── DATA SHOWN

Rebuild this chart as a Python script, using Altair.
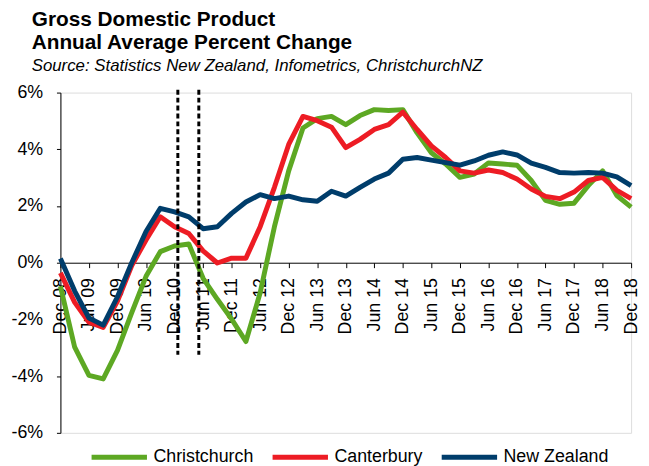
import altair as alt
import pandas as pd

quarters = ["Dec 08", "Mar 09", "Jun 09", "Sep 09", "Dec 09", "Mar 10", "Jun 10", "Sep 10",
            "Dec 10", "Mar 11", "Jun 11", "Sep 11", "Dec 11", "Mar 12", "Jun 12", "Sep 12",
            "Dec 12", "Mar 13", "Jun 13", "Sep 13", "Dec 13", "Mar 14", "Jun 14", "Sep 14",
            "Dec 14", "Mar 15", "Jun 15", "Sep 15", "Dec 15", "Mar 16", "Jun 16", "Sep 16",
            "Dec 16", "Mar 17", "Jun 17", "Sep 17", "Dec 17", "Mar 18", "Jun 18", "Sep 18",
            "Dec 18"]

christchurch = [-0.83, -2.98, -3.97, -4.10, -3.09, -1.76, -0.48, 0.39, 0.59, 0.66, -0.55,
                -1.29, -1.99, -2.78, -1.06, 1.27, 3.24, 4.75, 5.08, 5.16, 4.87, 5.19, 5.40,
                5.37, 5.40, 4.58, 3.88, 3.48, 3.01, 3.13, 3.52, 3.48, 3.44, 2.90, 2.20, 2.06,
                2.10, 2.72, 3.24, 2.37, 1.96]
canterbury = [-0.36, -1.40, -2.10, -2.28, -1.35, -0.10, 0.80, 1.62, 1.27, 1.03, 0.42,
              -0.01, 0.16, 0.16, 1.27, 2.66, 4.17, 5.16, 5.01, 4.78, 4.06, 4.35, 4.70,
              4.87, 5.31, 4.70, 4.12, 3.71, 3.24, 3.16, 3.27, 3.18, 2.95, 2.60, 2.34, 2.26,
              2.49, 2.90, 3.01, 2.55, 2.26]
new_zealand = [0.15, -1.00, -1.95, -2.20, -1.20, 0.00, 1.10, 1.92, 1.79, 1.62, 1.20,
               1.27, 1.74, 2.14, 2.40, 2.26, 2.35, 2.22, 2.17, 2.52, 2.35, 2.66, 2.95,
               3.16, 3.65, 3.71, 3.62, 3.53, 3.44, 3.59, 3.79, 3.91, 3.80, 3.51, 3.36, 3.18,
               3.16, 3.18, 3.16, 3.03, 2.72]

series_names = ["Christchurch", "Canterbury", "New Zealand"]
series_colors = ["#5DA823", "#ED1C24", "#003D6B"]

# earthquake markers (position on quarterly index) and their vertical extent (%)
event_positions = [8.23, 9.7]
event_top = 6.1
event_bottom = -3.25

rows = []
for name, vals in zip(series_names, [christchurch, canterbury, new_zealand]):
    for i, v in enumerate(vals):
        rows.append({"idx": i, "quarter": quarters[i], "series": name, "value": v})
df = pd.DataFrame(rows)
ev = pd.DataFrame({"pos": event_positions, "top": event_top, "bottom": event_bottom})

FONT = "Liberation Sans"
label_js = "[" + ",".join("'%s'" % q for q in quarters) + "][datum.value]"

x_scale = alt.Scale(domain=[0, len(quarters) - 1], nice=False, zero=False)
y_scale = alt.Scale(domain=[-6, 6], nice=False)

x_axis = alt.Axis(title=None, values=list(range(0, 41, 2)), labelExpr=label_js,
                  offset=-172, labelAngle=270, labelAlign="right",
                  labelBaseline="middle", labelPadding=10, tickSize=5,
                  labelFontSize=18, labelFont=FONT, labelColor="black",
                  domainColor="black", tickColor="black", grid=False,
                  labelOverlap=False, labelFlush=False, labelBound=False)
y_axis = alt.Axis(title=None, values=[-6, -4, -2, 0, 2, 4, 6],
                  labelExpr="datum.value + '%'", tickSize=4, labelPadding=14,
                  labelFontSize=18, labelFont=FONT, labelColor="black",
                  domainColor="black", tickColor="black", grid=False)

lines = alt.Chart(df).mark_line(strokeWidth=5, strokeJoin="round").encode(
    x=alt.X("idx:Q", scale=x_scale, axis=x_axis),
    y=alt.Y("value:Q", scale=y_scale, axis=y_axis),
    color=alt.Color("series:N",
                    scale=alt.Scale(domain=series_names, range=series_colors),
                    legend=alt.Legend(title=None, orient="none", direction="horizontal",
                                      legendX=29, legendY=338, symbolType="stroke",
                                      symbolSize=3136, symbolStrokeWidth=5,
                                      labelFontSize=18, labelFont=FONT, labelColor="black",
                                      labelOffset=4, columnPadding=8, padding=0,
                                      gridAlign="each")),
    order=alt.Order("series:N"),
)

rules = alt.Chart(ev).mark_rule(color="black", strokeWidth=3, strokeDash=[5, 3]).encode(
    x=alt.X("pos:Q", scale=x_scale, axis=x_axis),
    y=alt.Y("top:Q", scale=y_scale, axis=y_axis),
    y2="bottom:Q",
)

chart = alt.layer(lines, rules).properties(
    width=577,
    height=344,
    autosize=alt.AutoSizeParams(type="none"),
    padding={"left": 53, "top": 83, "right": 10, "bottom": 31},
    title=alt.TitleParams(
        text=["Gross Domestic Product", "Annual Average Percent Change"],
        subtitle="Source: Statistics New Zealand, Infometrics, ChristchurchNZ",
        anchor="start", frame="group", dx=-29, offset=10,
        font=FONT, fontSize=21, fontWeight="bold", lineHeight=23, color="black",
        subtitleFont=FONT, subtitleFontSize=17, subtitleFontStyle="italic",
        subtitleColor="black", subtitlePadding=5,
    ),
).configure_view(strokeOpacity=0).configure(background="white")

chart.save("out.html", embed_options={"renderer": "svg", "actions": False})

────

_WORK TO COMPLETE_. Repeat, word for word and with no pictures, only the lines running from the beginning of the data to the line that contains "import pandas as pd".

_THE ANSWER_.
Rebuild this chart as a Python script, using Altair.
import altair as alt
import pandas as pd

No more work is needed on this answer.